The use of the blockchain as a proxy voting mechanism can retain the ease of electronic voting whilst simultaneously increasing security. The NASDAQ chief executive Bob Greifeld announced in October 2015 that the Estonian NASDAQ market will be using blockchain based technology to provide proxy voting at AGMs – all possible from a voter’s mobile device.

Dividends and shares: Cryptocurrency technologies are also being modified to accommodate the issuance of shares and dividends.  This year the U.S. Security and Exchange Commission (SEC) approved the use of blockchain technology to allow Internet trader Overstock.com to issue company shares. The fact that a block chain keeps a record of every transaction and its owner of the throughout its lifetime means it is perfectly placed to handle this sort of transaction in a very seamless and traceable manner.

The Blockchain as a Proof Chain

Pretty much any type of information can be encrypted and placed within the blockchain.  In this way, it acts like a database – a linear and traceable database. Because the transactions are verified by a community of users and not a single entity, the trust levels are increased; there is no single weak link or point of failure. Each part of the block in the chain is individually timestamped and cryptographically signed. And so any process that now requires documentation and proof of validity or certification could have those paper documents replaced by individual blocks. One example of use is identity verification, including name, date of birth, address etc. The block chain could be used to create certified and verified identities that offer a greater level of assurance when performing financial transactions. Speeding up the process and building in hardened trust models goes beyond the current centralised, single intermediary system and takes it into a whole new sphere.

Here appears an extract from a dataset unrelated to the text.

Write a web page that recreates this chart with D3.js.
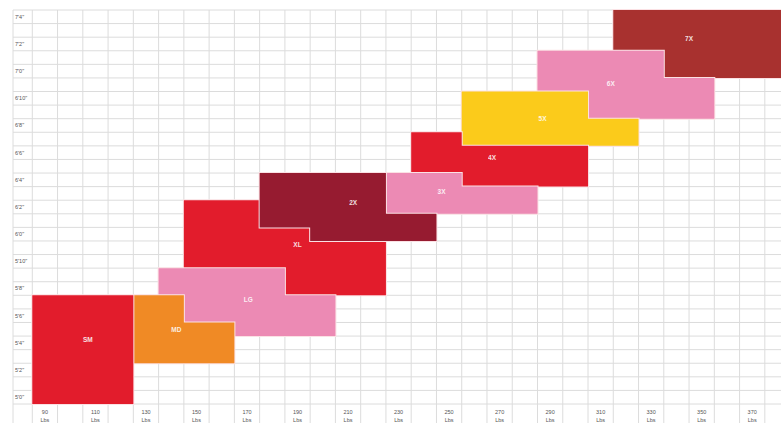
<!DOCTYPE html>
<html>
<head>
<meta charset="utf-8">
<script src="https://cdn.jsdelivr.net/npm/d3@7"></script>
<style>
  body { margin: 0; background: #fff; }
  svg { display: block; font-family: "Liberation Sans", Arial, sans-serif; }
</style>
</head>
<body>
<svg id="chart" width="781" height="423"></svg>
<script>
// sizes in drawing order (later ones sit on top)
var sizes   = ["7X", "6X", "5X", "4X", "3X", "XL", "2X", "LG", "MD", "SM"];
var colors  = ["#a8312f", "#ec8ab4", "#fbcb1b", "#e21c2c", "#ec8ab4", "#e21c2c", "#961b30", "#ec8ab4", "#f08a25", "#e21c2c"];
// each size is two blocks: [lbsFrom, lbsTo, inchFrom, inchTo]
var blockA  = [[315, 335, 85.5, 88.5], [285, 335, 82.5, 85.5], [255, 305, 78.5, 82.5], [235, 255, 76.5, 79.5],
               [225, 255, 73.5, 76.5], [145, 175, 69.5, 74.5], [175, 225, 72.5, 76.5], [135, 185, 64.5, 69.5],
               [125, 145, 62.5, 67.5], [85, 125, 59.5, 67.5]];
var blockB  = [[335, 395, 83.5, 88.5], [305, 355, 80.5, 83.5], [305, 325, 78.5, 80.5], [255, 305, 75.5, 78.5],
               [255, 285, 73.5, 75.5], [175, 225, 67.5, 72.5], [195, 245, 71.5, 73.5], [185, 205, 64.5, 67.5],
               [145, 165, 62.5, 65.5], [85, 125, 59.5, 67.5]];
// where the size name sits (lbs, inches)
var labelLbs = [345, 314, 287, 267, 247, 190, 212, 170.5, 142, 107];
var labelIn  = [86.4, 83.1, 80.5, 77.6, 75.1, 71.2, 74.3, 67.2, 65, 64.2];

var lbsTicks    = d3.range(90, 371, 20);
var heightTicks = d3.range(60, 89, 2);

var svg = d3.select("#chart");

var x = d3.scaleLinear().domain([85, 395]).range([32.3, 32.3 + 310 * 2.526]);
var y = d3.scaleLinear().domain([59.5, 88.5]).range([404, 10]);

//grid
var grid = svg.append("g").attr("class", "grid")
    .attr("stroke", "#dcdcdc")
    .attr("stroke-width", 1);

grid.selectAll(".vline")
    .data(d3.range(85, 386, 10))
    .enter().append("line")
    .attr("x1", function(d) { return x(d); })
    .attr("x2", function(d) { return x(d); })
    .attr("y1", y(88.5))
    .attr("y2", 423);

grid.selectAll(".hline")
    .data(d3.range(59.5, 88.6, 1))
    .enter().append("line")
    .attr("x1", 13)
    .attr("x2", 781)
    .attr("y1", function(d) { return y(d); })
    .attr("y2", function(d) { return y(d); });

grid.append("line")
    .attr("x1", 13).attr("x2", 13)
    .attr("y1", y(88.5)).attr("y2", 423);

//size shapes
function blocks(i) { return [blockA[i], blockB[i]]; }

// both blocks as one path so there is no seam between them
function blockPath(i) {
  var p = d3.path();
  blocks(i).forEach(function(b) {
    p.rect(x(b[0]), y(b[3]), x(b[1]) - x(b[0]), y(b[2]) - y(b[3]));
  });
  return p.toString();
}

var shapes = svg.selectAll(".size")
    .data(sizes)
    .enter().append("g")
    .attr("class", "size");

// outline first, fill on top so only the outer edge of the outline shows
shapes.append("path")
    .attr("d", function(d, i) { return blockPath(i); })
    .attr("fill", "none")
    .attr("stroke", "#fbe1e4")
    .attr("stroke-width", 2);

shapes.append("path")
    .attr("d", function(d, i) { return blockPath(i); })
    .attr("fill", function(d, i) { return colors[i]; });

shapes.append("text")
    .attr("x", function(d, i) { return x(labelLbs[i]); })
    .attr("y", function(d, i) { return y(labelIn[i]); })
    .attr("dy", "0.35em")
    .attr("text-anchor", "middle")
    .attr("fill", "#fff")
    .attr("font-size", 6.5)
    .attr("font-weight", "bold")
    .attr("opacity", 0.85)
    .text(function(d) { return d; });

//y labels
function feet(d) { return Math.floor(d / 12) + "'" + (d % 12) + "\""; }

svg.selectAll(".ylab")
    .data(heightTicks)
    .enter().append("text")
    .attr("class", "ylab")
    .attr("x", 15)
    .attr("y", function(d) { return y(d); })
    .attr("dy", "0.35em")
    .attr("font-size", 5.5)
    .attr("fill", "#555")
    .text(feet);

//x labels
var xl = svg.selectAll(".xlab")
    .data(lbsTicks)
    .enter().append("text")
    .attr("class", "xlab")
    .attr("text-anchor", "middle")
    .attr("font-size", 5.5)
    .attr("fill", "#555");

xl.append("tspan")
    .attr("x", function(d) { return x(d); })
    .attr("y", 414)
    .text(function(d) { return d; });
xl.append("tspan")
    .attr("x", function(d) { return x(d); })
    .attr("y", 421.5)
    .text("Lbs");
</script>
</body>
</html>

Crossing the Border with a Blockchain

Seamless cross border payments is one of the real potentials of cryptocurrency technology. The current systems used for moving money across global borders are full of friction and some processes utilize many multiples of banks and within those multiples of intermediaries.  A blockchain provides a more simplified process, based on inherent accountability, assurance and verification.  It can also allow for localized transactions within the movement of currency – a bit like opening an email on a desktop; the email may have been sent from the USA but it opens in a French client. Each part of the money movement is audited through the chain for financial system compliance, and the experience should end up much more streamlined and with reduced costs.

Which blockchain has to be used?

There are different types of blockchains, broadly falling into open and private. Companies like Ripple and Etherium would like to impose their blockchain, but understandably blockchain community and banks don’t like to depend to a company to transfer their asset securely.

The Future is Blocked

Finally, cryptocurrencies and the underlying blockchain technology are being taken seriously by the banking sector. Analysts Greenwich Associates found that 94% of the surveyed financial professionals believed that technologies like the blockchain would be beneficial to institutional markets and that at least half of those were actively exploring their use. The previous concern that the obfuscation of and inability to trace transactions fuelling the criminal elements use of cryptocurrencies is being left behind. Instead the ability of the blockchain technology to create more efficient, secure and faster processing systems is proving too attractive to ignore.